Check every line of the entries below for the word "script", and copy the ones that have it.

:: RECORD LIST ::

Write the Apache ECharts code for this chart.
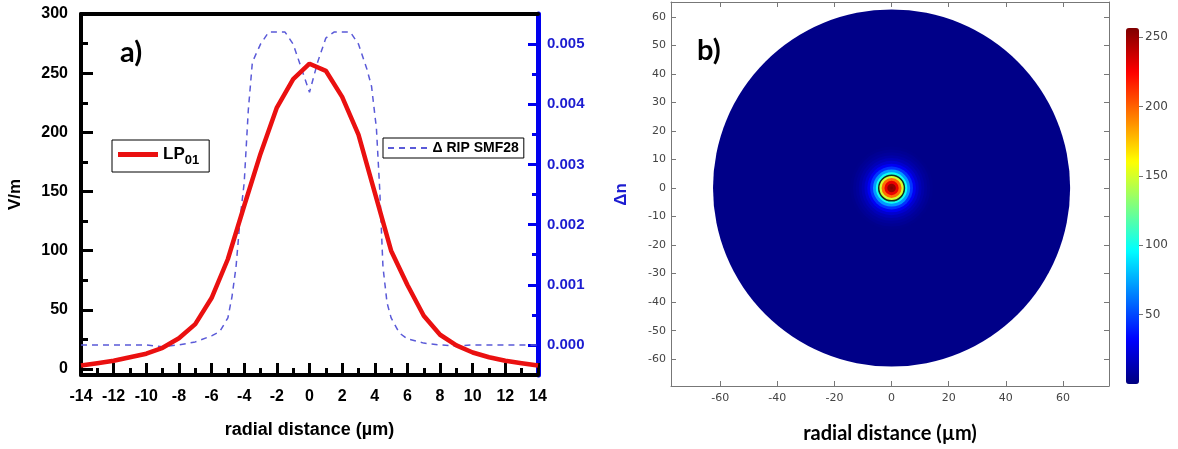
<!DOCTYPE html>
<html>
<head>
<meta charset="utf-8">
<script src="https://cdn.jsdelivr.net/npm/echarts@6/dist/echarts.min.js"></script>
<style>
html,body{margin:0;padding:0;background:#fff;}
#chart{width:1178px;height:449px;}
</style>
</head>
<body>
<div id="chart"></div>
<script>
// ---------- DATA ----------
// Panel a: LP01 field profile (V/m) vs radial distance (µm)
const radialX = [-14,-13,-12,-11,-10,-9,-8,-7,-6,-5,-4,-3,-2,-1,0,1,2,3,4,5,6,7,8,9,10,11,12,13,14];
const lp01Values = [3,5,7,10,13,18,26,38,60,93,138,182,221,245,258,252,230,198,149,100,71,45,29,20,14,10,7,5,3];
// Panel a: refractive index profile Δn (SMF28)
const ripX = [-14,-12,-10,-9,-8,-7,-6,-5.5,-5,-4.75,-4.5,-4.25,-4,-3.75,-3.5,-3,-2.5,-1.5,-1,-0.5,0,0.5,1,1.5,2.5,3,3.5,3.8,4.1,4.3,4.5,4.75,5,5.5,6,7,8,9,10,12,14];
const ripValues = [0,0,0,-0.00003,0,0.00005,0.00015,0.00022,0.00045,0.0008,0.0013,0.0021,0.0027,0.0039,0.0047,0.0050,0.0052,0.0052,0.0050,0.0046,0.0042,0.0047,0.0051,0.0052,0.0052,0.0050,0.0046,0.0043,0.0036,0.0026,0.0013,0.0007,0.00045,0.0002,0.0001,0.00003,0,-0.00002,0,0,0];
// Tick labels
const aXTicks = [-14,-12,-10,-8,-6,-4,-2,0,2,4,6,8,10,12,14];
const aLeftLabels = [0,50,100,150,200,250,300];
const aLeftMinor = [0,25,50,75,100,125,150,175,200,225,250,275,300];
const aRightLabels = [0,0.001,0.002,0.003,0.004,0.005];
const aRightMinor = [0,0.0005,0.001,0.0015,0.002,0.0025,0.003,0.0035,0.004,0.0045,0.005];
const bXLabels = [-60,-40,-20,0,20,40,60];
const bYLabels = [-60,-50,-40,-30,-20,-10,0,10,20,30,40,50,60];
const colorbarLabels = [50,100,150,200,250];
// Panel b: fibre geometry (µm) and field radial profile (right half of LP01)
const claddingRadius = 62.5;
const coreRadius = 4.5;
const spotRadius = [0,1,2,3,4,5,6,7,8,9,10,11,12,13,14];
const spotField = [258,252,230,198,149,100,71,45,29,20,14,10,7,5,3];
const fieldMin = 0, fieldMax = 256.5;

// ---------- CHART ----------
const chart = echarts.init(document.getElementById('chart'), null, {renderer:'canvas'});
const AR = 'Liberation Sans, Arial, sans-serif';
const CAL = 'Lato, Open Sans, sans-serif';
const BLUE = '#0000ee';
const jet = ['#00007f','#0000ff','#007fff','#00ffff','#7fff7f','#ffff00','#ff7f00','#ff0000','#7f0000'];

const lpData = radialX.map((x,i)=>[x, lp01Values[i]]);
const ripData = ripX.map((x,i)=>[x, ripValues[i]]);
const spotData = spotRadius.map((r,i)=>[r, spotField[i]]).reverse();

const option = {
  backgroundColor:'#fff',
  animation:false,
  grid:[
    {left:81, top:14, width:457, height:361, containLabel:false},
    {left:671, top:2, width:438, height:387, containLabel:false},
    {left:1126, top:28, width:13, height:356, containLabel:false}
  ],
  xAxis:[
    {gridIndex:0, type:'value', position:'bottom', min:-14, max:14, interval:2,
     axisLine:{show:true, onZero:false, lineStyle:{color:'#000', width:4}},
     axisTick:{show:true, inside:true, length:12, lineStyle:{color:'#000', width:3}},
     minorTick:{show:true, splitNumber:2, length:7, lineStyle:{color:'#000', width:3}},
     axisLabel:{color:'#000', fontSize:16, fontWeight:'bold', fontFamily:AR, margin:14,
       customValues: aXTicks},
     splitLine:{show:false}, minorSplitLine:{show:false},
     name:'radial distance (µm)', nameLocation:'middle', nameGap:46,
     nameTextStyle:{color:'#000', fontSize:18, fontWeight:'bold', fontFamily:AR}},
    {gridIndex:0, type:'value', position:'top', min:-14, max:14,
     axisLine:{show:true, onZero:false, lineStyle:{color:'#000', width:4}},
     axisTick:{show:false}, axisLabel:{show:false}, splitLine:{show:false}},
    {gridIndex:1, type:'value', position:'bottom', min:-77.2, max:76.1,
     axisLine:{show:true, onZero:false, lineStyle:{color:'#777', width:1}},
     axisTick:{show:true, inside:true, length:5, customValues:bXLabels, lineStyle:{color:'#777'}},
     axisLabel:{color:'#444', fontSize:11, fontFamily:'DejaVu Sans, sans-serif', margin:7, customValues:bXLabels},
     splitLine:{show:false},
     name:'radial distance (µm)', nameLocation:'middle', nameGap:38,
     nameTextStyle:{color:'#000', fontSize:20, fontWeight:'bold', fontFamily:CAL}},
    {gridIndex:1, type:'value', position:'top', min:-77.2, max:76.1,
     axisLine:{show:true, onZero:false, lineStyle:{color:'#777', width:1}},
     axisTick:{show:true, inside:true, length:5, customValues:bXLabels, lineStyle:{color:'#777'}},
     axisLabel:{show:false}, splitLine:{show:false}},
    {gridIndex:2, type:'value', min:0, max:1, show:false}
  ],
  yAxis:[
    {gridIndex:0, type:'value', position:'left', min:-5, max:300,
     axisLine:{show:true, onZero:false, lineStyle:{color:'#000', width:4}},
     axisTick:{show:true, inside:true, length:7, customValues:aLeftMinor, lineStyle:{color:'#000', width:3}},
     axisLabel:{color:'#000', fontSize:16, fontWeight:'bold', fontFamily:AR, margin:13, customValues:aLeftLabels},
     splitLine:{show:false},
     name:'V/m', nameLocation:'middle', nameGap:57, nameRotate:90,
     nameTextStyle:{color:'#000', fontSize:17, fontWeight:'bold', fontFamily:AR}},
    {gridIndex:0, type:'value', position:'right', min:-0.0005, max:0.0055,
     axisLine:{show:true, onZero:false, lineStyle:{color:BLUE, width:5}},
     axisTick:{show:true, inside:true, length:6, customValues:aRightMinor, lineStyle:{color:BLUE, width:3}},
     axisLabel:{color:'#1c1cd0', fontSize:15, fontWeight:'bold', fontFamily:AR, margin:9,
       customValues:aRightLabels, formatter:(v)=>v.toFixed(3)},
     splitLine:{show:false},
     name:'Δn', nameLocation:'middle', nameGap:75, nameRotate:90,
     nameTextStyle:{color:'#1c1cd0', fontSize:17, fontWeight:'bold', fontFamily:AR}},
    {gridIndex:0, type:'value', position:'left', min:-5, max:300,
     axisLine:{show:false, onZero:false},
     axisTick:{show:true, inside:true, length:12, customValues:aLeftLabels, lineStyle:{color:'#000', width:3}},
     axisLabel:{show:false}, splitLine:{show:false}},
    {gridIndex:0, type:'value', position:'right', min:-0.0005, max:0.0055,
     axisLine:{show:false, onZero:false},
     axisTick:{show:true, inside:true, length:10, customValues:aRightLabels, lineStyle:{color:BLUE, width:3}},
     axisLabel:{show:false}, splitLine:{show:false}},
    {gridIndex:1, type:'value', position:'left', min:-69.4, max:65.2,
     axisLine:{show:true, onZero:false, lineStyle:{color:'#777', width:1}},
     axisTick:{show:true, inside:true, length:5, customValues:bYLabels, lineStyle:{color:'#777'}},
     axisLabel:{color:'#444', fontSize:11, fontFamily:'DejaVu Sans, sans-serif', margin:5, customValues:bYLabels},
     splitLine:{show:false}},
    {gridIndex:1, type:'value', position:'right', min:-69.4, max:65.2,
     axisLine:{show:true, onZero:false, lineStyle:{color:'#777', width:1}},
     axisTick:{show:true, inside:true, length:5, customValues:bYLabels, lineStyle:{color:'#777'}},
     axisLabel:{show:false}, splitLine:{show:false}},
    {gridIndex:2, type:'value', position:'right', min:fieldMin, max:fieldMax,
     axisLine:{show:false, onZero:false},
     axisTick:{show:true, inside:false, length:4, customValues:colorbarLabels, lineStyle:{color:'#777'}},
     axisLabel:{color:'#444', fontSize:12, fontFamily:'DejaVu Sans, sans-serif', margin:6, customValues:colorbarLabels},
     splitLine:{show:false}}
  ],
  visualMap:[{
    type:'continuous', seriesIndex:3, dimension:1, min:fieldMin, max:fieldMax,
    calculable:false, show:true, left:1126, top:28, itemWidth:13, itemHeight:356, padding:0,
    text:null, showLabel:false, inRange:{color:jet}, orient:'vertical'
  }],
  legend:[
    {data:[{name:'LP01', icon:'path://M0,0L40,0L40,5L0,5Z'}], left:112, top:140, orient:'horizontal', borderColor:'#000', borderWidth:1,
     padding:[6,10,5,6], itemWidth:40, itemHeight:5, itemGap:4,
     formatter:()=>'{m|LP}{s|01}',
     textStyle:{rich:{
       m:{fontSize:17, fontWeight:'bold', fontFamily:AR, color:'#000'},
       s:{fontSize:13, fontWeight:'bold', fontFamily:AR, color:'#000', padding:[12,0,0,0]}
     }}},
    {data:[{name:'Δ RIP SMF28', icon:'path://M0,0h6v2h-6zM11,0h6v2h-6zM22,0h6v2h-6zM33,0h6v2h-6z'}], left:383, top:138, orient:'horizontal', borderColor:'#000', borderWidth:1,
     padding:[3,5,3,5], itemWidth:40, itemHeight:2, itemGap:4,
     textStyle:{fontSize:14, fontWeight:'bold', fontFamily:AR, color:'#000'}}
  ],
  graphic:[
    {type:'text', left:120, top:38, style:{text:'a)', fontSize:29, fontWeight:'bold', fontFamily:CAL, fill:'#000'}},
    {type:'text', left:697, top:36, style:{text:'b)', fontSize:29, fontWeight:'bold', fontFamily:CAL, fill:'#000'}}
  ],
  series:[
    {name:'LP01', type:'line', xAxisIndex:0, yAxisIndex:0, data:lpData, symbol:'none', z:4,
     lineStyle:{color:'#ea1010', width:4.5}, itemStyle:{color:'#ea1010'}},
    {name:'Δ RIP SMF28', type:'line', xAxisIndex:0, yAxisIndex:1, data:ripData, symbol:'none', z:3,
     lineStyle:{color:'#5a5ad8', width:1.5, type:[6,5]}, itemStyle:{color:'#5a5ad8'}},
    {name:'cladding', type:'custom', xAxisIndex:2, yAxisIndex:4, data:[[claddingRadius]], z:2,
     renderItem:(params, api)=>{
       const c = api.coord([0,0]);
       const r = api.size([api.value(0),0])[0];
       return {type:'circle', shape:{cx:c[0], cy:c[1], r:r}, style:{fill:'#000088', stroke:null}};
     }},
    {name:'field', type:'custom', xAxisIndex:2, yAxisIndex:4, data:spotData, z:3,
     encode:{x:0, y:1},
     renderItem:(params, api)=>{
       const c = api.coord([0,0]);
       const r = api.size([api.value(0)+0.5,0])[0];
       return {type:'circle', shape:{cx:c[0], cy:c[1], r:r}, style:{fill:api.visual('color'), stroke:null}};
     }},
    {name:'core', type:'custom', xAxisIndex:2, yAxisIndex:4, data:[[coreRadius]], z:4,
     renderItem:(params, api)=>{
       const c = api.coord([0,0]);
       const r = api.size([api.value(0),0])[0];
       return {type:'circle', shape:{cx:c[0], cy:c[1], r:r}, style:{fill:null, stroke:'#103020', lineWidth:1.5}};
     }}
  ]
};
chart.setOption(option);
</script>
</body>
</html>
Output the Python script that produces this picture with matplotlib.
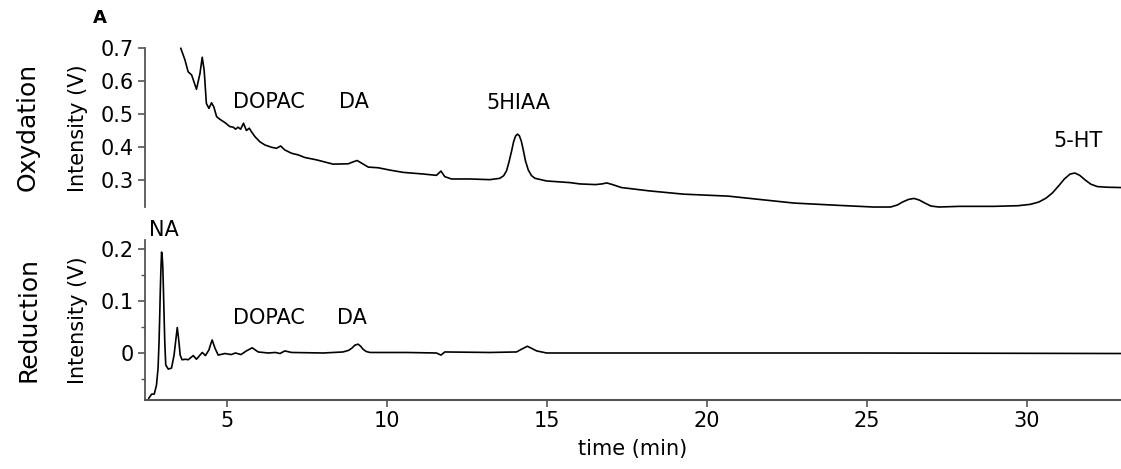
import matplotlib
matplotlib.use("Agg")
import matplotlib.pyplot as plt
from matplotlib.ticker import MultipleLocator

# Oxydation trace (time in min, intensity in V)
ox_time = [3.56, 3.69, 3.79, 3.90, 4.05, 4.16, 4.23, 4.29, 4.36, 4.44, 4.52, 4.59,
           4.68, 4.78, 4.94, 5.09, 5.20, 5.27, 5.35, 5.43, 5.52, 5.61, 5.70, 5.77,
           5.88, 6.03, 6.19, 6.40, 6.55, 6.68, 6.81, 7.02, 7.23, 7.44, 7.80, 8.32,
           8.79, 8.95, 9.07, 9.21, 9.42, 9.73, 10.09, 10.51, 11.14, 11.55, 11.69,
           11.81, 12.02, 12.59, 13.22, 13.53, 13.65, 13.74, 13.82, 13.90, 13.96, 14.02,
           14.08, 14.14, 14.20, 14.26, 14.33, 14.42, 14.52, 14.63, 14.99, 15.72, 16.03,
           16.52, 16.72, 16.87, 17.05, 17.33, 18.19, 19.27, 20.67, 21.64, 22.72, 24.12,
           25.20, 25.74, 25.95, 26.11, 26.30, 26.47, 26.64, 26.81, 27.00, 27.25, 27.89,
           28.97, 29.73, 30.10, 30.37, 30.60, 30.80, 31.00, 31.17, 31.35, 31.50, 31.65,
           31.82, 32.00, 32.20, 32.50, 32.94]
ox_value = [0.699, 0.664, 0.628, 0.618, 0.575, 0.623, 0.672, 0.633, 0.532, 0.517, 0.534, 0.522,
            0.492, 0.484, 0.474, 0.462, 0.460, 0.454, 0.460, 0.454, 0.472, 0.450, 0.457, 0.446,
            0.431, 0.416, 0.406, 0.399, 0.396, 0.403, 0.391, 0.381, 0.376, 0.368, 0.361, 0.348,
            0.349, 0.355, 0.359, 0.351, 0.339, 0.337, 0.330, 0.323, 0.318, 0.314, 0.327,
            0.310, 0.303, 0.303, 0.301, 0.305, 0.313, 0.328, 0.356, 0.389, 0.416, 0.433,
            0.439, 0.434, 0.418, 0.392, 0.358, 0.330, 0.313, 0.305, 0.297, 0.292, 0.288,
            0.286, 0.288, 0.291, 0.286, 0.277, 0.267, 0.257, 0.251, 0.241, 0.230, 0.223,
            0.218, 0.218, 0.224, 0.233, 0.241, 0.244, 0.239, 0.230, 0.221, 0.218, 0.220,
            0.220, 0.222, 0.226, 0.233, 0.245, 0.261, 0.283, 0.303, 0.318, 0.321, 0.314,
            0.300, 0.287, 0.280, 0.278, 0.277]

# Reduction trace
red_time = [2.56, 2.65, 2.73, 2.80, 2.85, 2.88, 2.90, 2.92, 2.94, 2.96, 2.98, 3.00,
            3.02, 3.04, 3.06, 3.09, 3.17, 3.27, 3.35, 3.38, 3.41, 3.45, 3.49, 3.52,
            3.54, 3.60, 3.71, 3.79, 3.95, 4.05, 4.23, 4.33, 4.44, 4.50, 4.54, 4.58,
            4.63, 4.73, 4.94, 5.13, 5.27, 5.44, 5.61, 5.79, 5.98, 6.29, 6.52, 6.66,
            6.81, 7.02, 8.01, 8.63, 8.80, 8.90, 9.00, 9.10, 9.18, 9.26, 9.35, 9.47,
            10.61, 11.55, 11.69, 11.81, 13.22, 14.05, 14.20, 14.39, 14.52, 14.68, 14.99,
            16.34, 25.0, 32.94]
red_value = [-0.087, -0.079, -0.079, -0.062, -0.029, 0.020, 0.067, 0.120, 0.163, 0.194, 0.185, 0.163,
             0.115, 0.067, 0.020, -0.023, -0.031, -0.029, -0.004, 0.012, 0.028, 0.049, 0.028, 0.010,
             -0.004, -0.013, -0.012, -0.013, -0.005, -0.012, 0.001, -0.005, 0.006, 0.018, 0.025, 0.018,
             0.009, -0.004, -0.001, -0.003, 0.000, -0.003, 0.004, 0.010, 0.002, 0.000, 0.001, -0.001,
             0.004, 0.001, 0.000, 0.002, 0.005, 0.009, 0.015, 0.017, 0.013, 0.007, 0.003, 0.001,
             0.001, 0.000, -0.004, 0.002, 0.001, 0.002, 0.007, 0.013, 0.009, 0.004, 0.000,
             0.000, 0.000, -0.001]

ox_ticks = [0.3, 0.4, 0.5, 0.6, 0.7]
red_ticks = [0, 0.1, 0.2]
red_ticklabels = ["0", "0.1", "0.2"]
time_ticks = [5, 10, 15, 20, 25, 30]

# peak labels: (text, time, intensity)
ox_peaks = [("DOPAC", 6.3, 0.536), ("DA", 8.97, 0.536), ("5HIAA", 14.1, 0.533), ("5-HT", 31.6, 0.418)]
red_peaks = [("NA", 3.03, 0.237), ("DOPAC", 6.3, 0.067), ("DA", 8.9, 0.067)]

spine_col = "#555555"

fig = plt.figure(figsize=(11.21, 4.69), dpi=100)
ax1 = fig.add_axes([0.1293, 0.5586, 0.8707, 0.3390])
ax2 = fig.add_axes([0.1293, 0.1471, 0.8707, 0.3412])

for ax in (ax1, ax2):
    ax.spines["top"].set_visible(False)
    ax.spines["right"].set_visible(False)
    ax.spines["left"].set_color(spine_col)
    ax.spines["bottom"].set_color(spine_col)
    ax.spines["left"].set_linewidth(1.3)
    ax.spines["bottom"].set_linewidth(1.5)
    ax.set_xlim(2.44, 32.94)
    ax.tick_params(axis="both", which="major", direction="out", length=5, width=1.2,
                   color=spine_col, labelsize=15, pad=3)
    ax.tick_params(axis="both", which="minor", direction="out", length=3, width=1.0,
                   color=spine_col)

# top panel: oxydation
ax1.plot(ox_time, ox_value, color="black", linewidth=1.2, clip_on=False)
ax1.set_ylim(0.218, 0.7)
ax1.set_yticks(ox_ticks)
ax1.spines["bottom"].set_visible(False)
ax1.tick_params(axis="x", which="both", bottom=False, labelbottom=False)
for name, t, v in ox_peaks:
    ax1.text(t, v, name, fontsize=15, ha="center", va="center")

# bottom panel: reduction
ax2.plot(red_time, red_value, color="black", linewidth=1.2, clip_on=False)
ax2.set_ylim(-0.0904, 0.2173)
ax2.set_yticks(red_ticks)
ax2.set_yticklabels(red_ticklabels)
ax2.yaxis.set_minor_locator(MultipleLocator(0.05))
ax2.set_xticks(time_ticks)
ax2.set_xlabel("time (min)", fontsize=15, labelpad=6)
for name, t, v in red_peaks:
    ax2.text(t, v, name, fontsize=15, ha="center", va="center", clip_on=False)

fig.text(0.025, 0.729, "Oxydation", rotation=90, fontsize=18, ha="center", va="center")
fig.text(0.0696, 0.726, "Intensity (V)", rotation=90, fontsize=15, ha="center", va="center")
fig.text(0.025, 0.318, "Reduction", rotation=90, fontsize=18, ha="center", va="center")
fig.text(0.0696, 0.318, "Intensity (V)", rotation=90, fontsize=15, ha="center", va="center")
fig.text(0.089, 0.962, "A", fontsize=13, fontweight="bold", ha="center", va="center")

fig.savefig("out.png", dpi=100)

:::

* [ANSWER]
<script src="https://cdn.jsdelivr.net/npm/echarts@6/dist/echarts.min.js"></script>
<script>
</script>
Output the Python script that produces this picture with matplotlib.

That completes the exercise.